Braking and Handling
The Bullet Trials 500 uses the same engine as the Classic’s. So performance-wise, it is pretty much how the 499cc single-cylinder fuel-injected motor is in the Classic. You experience this satisfying surge of torque (peak figure: 41.3Nm) at lower rpms. But on the flip side, this pull fizzles out rather quickly because of the lack of outright power. It does make 27.5PS, but it arrives at a rather too vibey 5,250rpm. Plus the sheer kerb weight of 192kg leeches a lot of energy out of that motor. That said, the torque really did help in its trail-riding prowess but I feel it deserves shortened gearing for even more improved low-end grunt, so that it’s really worthy of being called a trials bike.
Out on the highways, the massive piston in the half-litre motor really makes its presence felt after 85-90kmph.
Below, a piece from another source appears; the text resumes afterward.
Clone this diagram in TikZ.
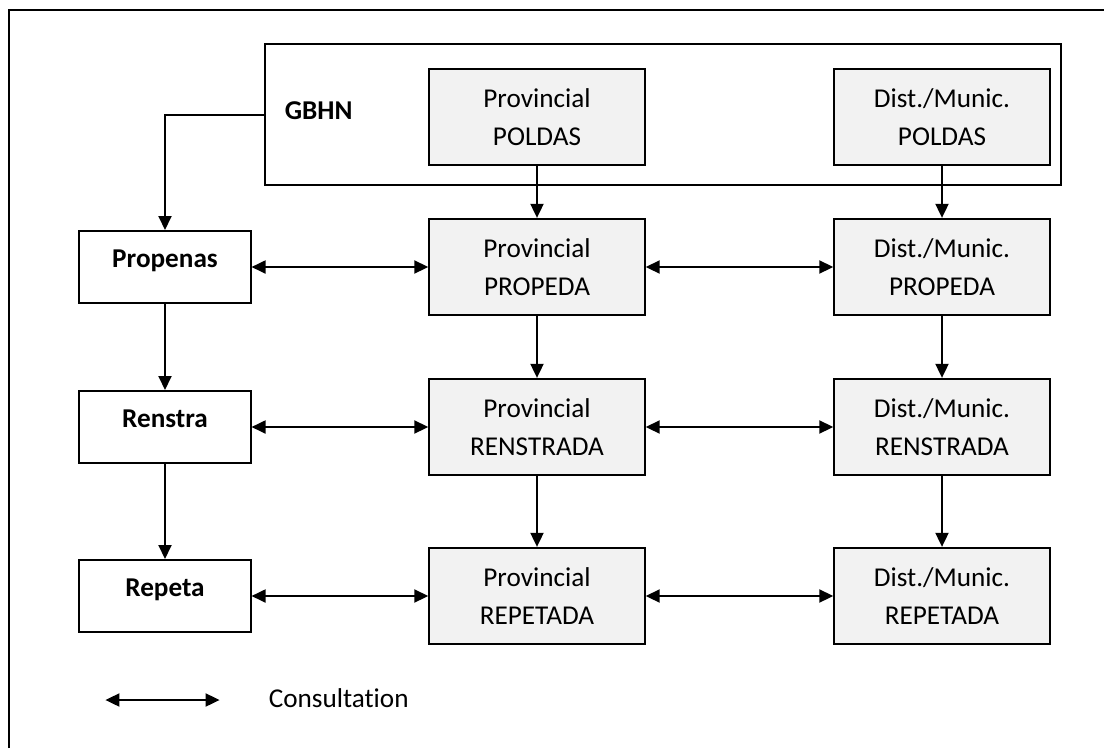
\documentclass[tikz,border=0pt]{standalone}
\usepackage{fontspec}
\setmainfont{Carlito}[Ligatures=NoCommon]
\usetikzlibrary{arrows.meta}
\definecolor{boxfill}{RGB}{242,242,242}
\begin{document}
\begin{tikzpicture}[x=1pt,y=-1pt,
  every node/.style={font=\fontsize{27.2}{38.3}\selectfont, inner sep=0pt},
  gbox/.style={draw, line width=2pt, fill=boxfill, minimum width=215.4pt, minimum height=96.3pt, align=center},
  lbox/.style={draw, line width=2pt, fill=white, minimum width=171.1pt, minimum height=72pt,
    font=\fontsize{27.2}{38.3}\selectfont\bfseries, text height=9pt, text depth=9pt},
  frame/.style={draw, line width=2pt},
  arr/.style={line width=1.9pt, -{Triangle[length=14pt,width=13pt]}},
  darr/.style={line width=1.9pt, {Triangle[length=14pt,width=13pt]}-{Triangle[length=14pt,width=13pt]}},
]
\useasboundingbox (0,0) rectangle (1104,748);
\draw[line width=2pt] (8.6,748) -- (8.6,10.3) -- (1104,10.3);

\node[frame, minimum width=796.3pt, minimum height=140.7pt] (gbhnbox) at (662.75,114.65) {};
\node[font=\fontsize{27.2}{38.3}\selectfont\bfseries, anchor=base west] (gbhn) at (284.6,119) {GBHN};

\node[gbox] (ppoldas) at (537,117) {Provincial\\POLDAS};
\node[gbox] (dpoldas) at (942,117) {Dist./Munic.\\POLDAS};
\node[gbox] (ppropeda) at (537,267) {Provincial\\PROPEDA};
\node[gbox] (dpropeda) at (942,267) {Dist./Munic.\\PROPEDA};
\node[gbox] (prenstrada) at (537,427) {Provincial\\RENSTRADA};
\node[gbox] (drenstrada) at (942,427) {Dist./Munic.\\RENSTRADA};
\node[gbox] (prepetada) at (537,596) {Provincial\\REPETADA};
\node[gbox] (drepetada) at (942,596) {Dist./Munic.\\REPETADA};

\node[lbox] (propenas) at (165,267) {Propenas};
\node[lbox] (renstra) at (165,427) {Renstra};
\node[lbox] (repeta) at (165,596) {Repeta};

\draw[arr] (gbhnbox.west) -| (propenas.north);
\draw[arr] (propenas.south) -- (renstra.north);
\draw[arr] (renstra.south) -- (repeta.north);

\draw[arr] (ppoldas.south) -- (ppropeda.north);
\draw[arr] (ppropeda.south) -- (prenstrada.north);
\draw[arr] (prenstrada.south) -- (prepetada.north);
\draw[arr] (dpoldas.south) -- (dpropeda.north);
\draw[arr] (dpropeda.south) -- (drenstrada.north);
\draw[arr] (drenstrada.south) -- (drepetada.north);

\draw[darr] (propenas.east) -- (ppropeda.west);
\draw[darr] (renstra.east) -- (prenstrada.west);
\draw[darr] (repeta.east) -- (prepetada.west);
\draw[darr] (ppropeda.east) -- (dpropeda.west);
\draw[darr] (prenstrada.east) -- (drenstrada.west);
\draw[darr] (prepetada.east) -- (drepetada.west);

\coordinate (la) at (105.4,700);
\coordinate (lb) at (219.6,700);
\draw[darr] (la) -- (lb);
\node[anchor=base west] (cons) at (268.6,707.3) {Consultation};
\end{tikzpicture}
\end{document}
These vibrations don’t really encourage you to push the bike harder post those speeds, but stay below them and you’ll be rewarded with a calming riding experience, with the exhaust thumping away to glory.
The telescopic forks up front and the twin gas-charged shock absorbers are the same as the ones in the Classic, but in the Trials, the forks gets a brace borrowed from the Continental GT 535. The suspension can soak up bumps effortlessly, and the sprung seat further helps in keeping the rider comfortable on bad roads. However, on very sharp bumps, the ride quality tends to get a little bouncy. Being a trials bike, we expected the springs to have more travel but Royal Enfield hasn’t offered it in this bike. Also, the rear brake pedal could’ve been designed better as it is the first thing that gets damaged when you go over harsher trails.
Brakes include 280mm front and 240mm rear discs, with dual-channel ABS as standard. On the road, they offer good bite and progression but off the road, they feel spongy because the ABS is working overtime to prevent wheel lockup. Coming to a halt from higher speeds on the tarmac could’ve been more confidence-inspiring with a bigger front disc. The 90-section front and the 110-section rear Ceat Progripp tyres work really well on trails. I couldn’t really judge their grip out on the roads, as we didn’t get enough time to test them properly.
Safety and Features
The instrument cluster is akin to the Classic 500’s. You get the same nostalgic analogue speedo with black and white lettering/background and a little pod that houses a low fuel lamp and ABS light. While it looks minimalistic, it simply lacks the crucial bits that you’d use on a frequent basis like a fuel gauge and tripmeter. However, a lot of riders seem to be okay with minimalism, so that again is subjective. I, for one, am a sucker for info-laden clusters! When it comes to electricals, the motorcycle comes with basic bulb-type lighting system with no LEDs anywhere.
For safety, the Royal Enfield Trials 500 features dual-channel ABS. Unfortunately, it is not switchable and this will annoy you if you’re heading to the trails with the expectation that you can lock the brakes on command to execute tricky maneuvers. A rear-only-off mode might’ve really dialled up the fun quotient.